• Problem statement: Take the lines beginning with the one that contains "Write the TikZ code for this diagram." and ending with the one that contains "(0,0) rectangle (677,635);", and set them down exactly. Omit all pictures.

• Records for the exercise:
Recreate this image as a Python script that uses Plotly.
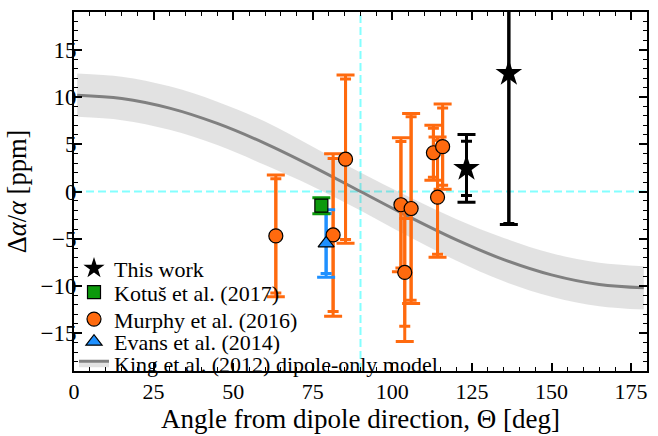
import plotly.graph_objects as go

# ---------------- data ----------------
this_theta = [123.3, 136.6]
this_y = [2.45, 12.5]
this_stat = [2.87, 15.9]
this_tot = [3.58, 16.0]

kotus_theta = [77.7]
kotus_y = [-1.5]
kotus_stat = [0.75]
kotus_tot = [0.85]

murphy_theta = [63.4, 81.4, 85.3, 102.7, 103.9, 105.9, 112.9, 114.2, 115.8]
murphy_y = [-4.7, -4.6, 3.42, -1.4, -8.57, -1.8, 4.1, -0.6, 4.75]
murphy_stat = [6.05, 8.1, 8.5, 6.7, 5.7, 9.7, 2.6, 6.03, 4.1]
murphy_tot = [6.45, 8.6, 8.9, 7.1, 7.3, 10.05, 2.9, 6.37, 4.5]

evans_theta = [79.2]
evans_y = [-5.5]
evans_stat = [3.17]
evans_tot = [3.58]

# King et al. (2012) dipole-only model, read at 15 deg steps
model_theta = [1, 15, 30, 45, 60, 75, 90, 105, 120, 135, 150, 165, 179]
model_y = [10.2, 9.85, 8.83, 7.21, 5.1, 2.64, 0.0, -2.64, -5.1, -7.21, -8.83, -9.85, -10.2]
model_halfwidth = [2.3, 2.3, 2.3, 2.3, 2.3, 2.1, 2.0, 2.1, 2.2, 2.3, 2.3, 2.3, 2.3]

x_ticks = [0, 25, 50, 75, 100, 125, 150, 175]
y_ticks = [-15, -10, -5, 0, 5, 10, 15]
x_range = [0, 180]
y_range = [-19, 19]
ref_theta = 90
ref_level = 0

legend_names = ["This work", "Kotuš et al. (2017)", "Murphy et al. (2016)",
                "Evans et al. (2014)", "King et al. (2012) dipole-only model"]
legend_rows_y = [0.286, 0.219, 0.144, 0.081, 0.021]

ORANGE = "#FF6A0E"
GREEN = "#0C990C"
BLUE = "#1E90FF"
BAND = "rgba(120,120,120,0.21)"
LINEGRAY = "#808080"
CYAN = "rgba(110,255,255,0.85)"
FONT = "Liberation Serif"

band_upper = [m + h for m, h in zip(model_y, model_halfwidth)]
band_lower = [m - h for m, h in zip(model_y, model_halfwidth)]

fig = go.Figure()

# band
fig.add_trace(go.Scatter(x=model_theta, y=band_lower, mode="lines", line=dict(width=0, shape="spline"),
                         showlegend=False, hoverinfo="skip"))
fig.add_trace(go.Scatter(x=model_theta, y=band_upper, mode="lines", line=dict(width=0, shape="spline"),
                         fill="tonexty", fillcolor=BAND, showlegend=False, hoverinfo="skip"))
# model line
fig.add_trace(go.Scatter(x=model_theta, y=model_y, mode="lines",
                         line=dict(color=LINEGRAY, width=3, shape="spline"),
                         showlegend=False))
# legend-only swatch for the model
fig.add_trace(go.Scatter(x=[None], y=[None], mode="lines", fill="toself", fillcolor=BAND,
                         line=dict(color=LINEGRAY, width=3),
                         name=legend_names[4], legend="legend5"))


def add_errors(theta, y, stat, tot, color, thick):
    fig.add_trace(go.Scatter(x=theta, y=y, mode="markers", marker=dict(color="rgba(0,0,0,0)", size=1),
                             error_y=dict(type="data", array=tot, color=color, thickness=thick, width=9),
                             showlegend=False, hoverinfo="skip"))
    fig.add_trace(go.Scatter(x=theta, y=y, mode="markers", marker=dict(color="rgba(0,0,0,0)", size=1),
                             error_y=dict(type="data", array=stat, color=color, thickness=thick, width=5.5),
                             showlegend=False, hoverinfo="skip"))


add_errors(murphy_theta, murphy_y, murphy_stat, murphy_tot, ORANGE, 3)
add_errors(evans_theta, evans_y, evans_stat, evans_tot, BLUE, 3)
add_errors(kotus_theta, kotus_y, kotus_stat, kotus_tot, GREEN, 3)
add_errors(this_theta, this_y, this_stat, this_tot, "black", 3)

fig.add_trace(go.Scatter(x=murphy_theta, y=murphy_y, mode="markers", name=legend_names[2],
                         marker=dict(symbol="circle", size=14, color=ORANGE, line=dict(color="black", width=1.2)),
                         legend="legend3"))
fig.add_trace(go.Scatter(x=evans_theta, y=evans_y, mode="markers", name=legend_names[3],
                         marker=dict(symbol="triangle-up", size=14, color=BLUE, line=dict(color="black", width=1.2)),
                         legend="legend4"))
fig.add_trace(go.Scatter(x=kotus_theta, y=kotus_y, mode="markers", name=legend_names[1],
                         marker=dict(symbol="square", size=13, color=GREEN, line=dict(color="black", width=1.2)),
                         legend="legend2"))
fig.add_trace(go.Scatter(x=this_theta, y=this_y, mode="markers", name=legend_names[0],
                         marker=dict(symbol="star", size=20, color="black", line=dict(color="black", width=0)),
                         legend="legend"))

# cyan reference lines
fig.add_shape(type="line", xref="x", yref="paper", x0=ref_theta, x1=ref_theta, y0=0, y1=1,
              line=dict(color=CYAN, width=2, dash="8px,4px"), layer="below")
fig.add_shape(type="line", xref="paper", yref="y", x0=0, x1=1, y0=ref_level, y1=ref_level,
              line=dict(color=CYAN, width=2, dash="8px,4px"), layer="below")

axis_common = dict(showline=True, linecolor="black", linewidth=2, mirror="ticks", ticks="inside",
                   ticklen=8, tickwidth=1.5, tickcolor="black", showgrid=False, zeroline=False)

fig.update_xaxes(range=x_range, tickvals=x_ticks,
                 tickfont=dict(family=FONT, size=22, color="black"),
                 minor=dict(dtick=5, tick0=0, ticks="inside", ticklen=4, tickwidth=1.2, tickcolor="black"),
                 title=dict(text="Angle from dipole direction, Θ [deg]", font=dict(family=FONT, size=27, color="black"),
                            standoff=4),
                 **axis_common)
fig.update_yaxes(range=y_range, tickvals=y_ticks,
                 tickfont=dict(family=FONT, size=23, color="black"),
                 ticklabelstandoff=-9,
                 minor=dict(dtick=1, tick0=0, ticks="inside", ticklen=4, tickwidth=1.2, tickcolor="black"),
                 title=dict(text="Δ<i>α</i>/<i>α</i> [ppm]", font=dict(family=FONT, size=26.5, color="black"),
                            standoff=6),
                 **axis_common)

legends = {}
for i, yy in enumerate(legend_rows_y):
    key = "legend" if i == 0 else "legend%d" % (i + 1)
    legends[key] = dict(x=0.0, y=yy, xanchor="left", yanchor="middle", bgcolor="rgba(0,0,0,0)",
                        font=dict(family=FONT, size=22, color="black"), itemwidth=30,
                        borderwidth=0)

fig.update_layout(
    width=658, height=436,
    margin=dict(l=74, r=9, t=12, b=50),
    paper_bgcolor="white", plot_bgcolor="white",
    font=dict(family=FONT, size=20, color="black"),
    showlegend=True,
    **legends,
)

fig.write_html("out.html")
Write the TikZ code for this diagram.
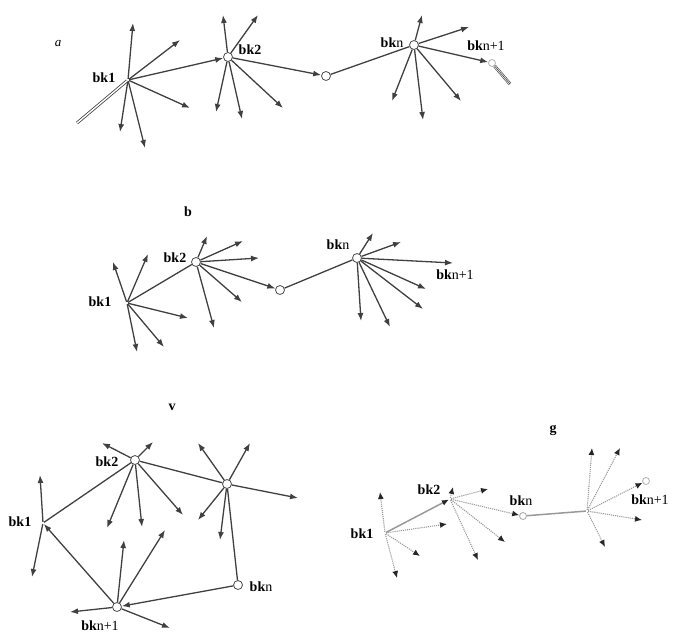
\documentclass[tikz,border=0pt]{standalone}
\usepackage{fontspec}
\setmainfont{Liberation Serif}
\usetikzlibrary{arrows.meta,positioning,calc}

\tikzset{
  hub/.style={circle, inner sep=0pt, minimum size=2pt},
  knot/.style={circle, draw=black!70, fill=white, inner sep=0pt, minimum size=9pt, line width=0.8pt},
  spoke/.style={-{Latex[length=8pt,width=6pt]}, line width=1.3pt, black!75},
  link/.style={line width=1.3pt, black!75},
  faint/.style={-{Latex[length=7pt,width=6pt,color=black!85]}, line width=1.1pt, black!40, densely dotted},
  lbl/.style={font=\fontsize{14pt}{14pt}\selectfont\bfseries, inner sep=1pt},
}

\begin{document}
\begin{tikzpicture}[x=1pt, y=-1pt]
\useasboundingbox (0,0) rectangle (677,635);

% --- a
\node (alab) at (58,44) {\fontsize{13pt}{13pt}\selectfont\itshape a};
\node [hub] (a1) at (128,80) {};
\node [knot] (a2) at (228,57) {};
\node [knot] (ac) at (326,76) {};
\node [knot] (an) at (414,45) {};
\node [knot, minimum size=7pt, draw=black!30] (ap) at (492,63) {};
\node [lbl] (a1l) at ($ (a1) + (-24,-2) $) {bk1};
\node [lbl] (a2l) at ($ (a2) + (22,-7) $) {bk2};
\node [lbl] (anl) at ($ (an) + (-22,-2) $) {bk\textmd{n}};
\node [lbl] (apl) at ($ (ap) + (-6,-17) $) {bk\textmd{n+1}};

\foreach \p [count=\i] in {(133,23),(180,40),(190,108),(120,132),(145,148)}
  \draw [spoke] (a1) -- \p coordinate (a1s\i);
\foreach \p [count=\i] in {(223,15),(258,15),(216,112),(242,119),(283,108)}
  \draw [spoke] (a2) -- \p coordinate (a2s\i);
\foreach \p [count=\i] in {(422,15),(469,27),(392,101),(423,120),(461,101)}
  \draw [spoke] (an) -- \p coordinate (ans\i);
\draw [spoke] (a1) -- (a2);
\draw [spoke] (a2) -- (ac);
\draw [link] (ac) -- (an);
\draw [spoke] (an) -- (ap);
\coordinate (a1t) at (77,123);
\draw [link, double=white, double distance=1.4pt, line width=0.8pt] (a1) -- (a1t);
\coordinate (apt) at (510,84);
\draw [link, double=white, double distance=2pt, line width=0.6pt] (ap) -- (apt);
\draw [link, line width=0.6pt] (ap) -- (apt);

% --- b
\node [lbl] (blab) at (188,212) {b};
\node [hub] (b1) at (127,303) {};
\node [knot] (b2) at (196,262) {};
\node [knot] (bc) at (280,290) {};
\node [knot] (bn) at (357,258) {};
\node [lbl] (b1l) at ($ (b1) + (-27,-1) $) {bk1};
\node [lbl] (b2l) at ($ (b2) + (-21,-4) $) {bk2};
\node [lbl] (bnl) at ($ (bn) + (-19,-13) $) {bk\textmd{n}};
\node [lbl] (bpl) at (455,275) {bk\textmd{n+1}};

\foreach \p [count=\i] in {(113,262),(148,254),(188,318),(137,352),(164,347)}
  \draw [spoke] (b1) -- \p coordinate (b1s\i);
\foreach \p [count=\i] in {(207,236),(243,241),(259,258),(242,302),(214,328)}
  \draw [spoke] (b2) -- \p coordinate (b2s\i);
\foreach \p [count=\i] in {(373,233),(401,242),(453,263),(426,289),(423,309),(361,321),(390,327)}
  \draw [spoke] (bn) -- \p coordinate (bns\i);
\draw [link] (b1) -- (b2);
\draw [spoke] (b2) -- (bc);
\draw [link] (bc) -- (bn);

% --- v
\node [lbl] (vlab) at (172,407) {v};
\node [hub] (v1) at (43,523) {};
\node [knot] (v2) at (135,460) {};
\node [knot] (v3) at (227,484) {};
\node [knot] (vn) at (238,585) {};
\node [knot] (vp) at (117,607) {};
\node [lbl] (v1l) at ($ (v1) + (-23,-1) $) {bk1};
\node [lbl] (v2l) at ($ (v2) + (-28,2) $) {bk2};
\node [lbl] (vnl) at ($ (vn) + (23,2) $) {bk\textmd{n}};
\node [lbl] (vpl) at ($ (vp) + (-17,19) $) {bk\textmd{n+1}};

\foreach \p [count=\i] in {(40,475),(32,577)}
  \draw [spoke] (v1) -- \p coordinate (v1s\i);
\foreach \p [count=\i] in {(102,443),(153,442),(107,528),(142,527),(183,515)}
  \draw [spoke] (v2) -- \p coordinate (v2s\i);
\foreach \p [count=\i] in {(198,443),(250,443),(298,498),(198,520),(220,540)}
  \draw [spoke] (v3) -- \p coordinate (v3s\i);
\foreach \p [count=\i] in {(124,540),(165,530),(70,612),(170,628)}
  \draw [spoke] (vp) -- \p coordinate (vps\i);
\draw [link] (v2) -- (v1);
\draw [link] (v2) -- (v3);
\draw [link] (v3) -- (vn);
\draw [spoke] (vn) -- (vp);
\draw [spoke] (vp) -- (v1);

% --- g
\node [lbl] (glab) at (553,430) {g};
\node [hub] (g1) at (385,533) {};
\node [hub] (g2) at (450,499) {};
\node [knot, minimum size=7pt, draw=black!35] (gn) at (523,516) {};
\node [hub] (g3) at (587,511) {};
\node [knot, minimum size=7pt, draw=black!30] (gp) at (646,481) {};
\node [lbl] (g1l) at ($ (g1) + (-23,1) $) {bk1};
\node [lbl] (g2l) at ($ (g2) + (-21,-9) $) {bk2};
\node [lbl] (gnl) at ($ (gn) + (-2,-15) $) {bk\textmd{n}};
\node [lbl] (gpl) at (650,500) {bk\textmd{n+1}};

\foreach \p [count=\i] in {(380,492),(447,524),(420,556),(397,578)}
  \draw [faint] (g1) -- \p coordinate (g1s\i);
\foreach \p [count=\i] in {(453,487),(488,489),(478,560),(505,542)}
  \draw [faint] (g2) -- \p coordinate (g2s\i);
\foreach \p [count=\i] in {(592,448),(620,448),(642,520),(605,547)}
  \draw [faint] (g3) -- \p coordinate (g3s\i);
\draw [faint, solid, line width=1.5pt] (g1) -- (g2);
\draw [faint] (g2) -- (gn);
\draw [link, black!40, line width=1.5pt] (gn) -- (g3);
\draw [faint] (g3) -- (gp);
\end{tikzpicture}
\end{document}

* * *

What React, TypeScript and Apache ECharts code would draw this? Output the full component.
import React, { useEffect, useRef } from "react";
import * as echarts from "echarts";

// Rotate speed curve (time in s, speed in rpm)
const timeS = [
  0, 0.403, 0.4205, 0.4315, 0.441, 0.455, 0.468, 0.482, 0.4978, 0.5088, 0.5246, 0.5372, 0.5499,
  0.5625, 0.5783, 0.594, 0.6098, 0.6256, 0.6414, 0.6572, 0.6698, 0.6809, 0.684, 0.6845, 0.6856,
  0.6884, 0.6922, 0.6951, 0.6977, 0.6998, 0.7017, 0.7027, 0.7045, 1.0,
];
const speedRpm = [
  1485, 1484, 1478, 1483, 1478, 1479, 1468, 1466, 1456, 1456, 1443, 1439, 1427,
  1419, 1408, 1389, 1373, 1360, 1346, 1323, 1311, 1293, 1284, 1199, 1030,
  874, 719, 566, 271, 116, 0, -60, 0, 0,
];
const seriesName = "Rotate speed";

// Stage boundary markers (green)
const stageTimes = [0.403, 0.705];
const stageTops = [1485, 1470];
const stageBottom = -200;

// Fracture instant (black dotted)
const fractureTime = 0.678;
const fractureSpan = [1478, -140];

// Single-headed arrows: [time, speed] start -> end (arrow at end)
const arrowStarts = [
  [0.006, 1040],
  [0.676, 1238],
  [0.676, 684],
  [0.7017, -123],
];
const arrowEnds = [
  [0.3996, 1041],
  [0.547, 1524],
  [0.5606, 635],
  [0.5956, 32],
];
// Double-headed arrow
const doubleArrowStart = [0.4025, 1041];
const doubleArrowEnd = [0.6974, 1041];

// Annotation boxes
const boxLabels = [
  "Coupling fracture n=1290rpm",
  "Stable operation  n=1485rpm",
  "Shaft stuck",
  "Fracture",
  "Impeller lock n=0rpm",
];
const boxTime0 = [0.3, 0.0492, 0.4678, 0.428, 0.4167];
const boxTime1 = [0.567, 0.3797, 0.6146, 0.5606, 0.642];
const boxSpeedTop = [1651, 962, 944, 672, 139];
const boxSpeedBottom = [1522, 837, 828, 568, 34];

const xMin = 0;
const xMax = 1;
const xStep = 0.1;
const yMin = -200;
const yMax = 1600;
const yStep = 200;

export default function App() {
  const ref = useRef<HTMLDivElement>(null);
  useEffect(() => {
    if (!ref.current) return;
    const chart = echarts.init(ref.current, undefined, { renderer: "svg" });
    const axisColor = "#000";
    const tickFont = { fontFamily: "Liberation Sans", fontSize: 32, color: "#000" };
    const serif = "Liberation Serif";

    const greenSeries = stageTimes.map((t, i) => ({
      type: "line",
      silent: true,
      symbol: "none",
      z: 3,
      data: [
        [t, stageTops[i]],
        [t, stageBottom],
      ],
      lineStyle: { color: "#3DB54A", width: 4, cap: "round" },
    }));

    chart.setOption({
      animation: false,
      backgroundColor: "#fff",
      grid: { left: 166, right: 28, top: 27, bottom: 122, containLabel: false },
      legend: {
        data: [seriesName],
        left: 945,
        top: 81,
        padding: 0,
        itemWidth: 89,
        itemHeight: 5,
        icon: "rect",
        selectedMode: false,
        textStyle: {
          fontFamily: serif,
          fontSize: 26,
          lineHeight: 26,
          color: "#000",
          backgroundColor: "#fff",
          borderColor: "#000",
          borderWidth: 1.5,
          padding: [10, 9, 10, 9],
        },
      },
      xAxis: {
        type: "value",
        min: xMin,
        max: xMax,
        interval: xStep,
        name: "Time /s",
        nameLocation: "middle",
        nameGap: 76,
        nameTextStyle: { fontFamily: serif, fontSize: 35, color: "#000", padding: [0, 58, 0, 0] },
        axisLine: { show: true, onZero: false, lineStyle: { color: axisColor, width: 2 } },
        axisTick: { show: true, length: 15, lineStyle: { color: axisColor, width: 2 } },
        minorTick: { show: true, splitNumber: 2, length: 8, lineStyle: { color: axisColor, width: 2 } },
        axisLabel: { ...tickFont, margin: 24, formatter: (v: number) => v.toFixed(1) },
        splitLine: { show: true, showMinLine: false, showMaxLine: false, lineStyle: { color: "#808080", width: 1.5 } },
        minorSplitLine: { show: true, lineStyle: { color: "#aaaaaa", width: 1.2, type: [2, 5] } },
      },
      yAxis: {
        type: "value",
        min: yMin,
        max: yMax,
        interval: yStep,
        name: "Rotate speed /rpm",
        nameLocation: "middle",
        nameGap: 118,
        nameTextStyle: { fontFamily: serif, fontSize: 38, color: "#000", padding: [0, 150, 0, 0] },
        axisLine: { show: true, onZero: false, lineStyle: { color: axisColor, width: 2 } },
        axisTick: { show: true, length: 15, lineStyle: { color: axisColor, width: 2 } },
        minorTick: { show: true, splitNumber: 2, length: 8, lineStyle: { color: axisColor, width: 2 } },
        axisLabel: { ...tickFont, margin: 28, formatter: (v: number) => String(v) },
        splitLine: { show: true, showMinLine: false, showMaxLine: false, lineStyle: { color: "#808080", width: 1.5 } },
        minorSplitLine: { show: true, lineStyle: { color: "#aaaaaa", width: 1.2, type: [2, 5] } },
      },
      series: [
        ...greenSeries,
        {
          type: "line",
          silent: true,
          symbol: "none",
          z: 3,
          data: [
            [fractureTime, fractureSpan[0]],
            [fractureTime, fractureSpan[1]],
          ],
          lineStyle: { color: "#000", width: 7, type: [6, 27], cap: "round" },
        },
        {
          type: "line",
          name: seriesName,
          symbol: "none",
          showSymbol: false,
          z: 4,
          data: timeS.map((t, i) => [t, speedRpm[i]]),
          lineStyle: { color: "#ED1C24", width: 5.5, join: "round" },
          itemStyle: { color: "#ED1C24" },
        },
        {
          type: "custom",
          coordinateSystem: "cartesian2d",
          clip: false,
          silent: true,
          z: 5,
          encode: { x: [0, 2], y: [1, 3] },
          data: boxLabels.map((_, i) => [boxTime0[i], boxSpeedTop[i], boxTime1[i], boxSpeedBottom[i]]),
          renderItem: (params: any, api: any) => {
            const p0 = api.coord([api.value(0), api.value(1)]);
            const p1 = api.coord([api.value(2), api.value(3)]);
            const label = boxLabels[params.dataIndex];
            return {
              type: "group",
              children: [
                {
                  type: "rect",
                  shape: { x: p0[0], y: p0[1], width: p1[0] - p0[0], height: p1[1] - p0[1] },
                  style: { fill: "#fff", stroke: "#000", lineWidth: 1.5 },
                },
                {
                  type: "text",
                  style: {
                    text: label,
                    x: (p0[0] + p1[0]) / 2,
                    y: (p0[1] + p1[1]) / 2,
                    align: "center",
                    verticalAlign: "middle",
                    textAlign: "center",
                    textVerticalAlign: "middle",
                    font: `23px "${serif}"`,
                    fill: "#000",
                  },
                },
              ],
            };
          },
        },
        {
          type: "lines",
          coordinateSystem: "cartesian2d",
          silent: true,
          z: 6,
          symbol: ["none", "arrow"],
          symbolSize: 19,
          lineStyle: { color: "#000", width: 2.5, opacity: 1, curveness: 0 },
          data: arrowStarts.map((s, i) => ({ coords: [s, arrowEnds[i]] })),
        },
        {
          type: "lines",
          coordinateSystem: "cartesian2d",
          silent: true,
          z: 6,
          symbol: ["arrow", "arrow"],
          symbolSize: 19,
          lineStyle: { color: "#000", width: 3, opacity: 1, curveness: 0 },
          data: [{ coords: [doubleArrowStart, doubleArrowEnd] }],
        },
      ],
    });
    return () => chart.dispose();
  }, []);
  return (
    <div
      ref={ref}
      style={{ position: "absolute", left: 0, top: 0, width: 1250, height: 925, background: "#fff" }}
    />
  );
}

---

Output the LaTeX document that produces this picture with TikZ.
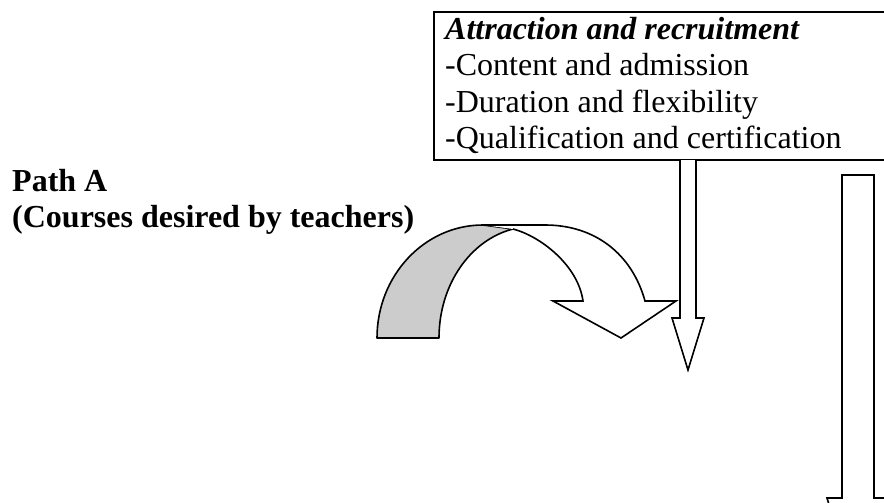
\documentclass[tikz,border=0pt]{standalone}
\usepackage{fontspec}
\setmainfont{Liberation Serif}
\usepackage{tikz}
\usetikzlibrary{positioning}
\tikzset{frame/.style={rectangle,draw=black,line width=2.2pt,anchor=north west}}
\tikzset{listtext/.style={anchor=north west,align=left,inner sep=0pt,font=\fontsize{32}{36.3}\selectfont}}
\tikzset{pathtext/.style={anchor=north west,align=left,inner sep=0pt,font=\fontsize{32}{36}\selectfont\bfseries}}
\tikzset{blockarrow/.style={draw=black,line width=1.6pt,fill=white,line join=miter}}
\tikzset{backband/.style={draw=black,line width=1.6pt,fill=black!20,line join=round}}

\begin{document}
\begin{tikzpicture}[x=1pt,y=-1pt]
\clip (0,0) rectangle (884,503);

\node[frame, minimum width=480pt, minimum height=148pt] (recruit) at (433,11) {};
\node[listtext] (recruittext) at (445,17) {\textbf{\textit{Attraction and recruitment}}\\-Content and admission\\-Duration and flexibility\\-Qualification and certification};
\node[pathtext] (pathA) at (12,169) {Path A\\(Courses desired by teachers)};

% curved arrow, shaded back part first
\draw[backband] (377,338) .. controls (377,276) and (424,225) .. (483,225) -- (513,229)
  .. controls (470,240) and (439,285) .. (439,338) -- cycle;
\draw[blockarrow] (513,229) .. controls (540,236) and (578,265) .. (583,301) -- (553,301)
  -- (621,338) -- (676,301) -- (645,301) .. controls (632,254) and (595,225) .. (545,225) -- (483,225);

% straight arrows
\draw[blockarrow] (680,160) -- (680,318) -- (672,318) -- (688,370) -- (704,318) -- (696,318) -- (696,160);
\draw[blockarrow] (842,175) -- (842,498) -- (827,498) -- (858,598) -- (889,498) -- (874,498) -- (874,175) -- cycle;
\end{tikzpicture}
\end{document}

• Solution for this problem:
Write the TikZ code for this diagram.
\documentclass[tikz,border=0pt]{standalone}
\usepackage{fontspec}
\setmainfont{Liberation Serif}
\usetikzlibrary{arrows.meta,positioning,calc}

\tikzset{
  hub/.style={circle, inner sep=0pt, minimum size=2pt},
  knot/.style={circle, draw=black!70, fill=white, inner sep=0pt, minimum size=9pt, line width=0.8pt},
  spoke/.style={-{Latex[length=8pt,width=6pt]}, line width=1.3pt, black!75},
  link/.style={line width=1.3pt, black!75},
  faint/.style={-{Latex[length=7pt,width=6pt,color=black!85]}, line width=1.1pt, black!40, densely dotted},
  lbl/.style={font=\fontsize{14pt}{14pt}\selectfont\bfseries, inner sep=1pt},
}

\begin{document}
\begin{tikzpicture}[x=1pt, y=-1pt]
\useasboundingbox (0,0) rectangle (677,635);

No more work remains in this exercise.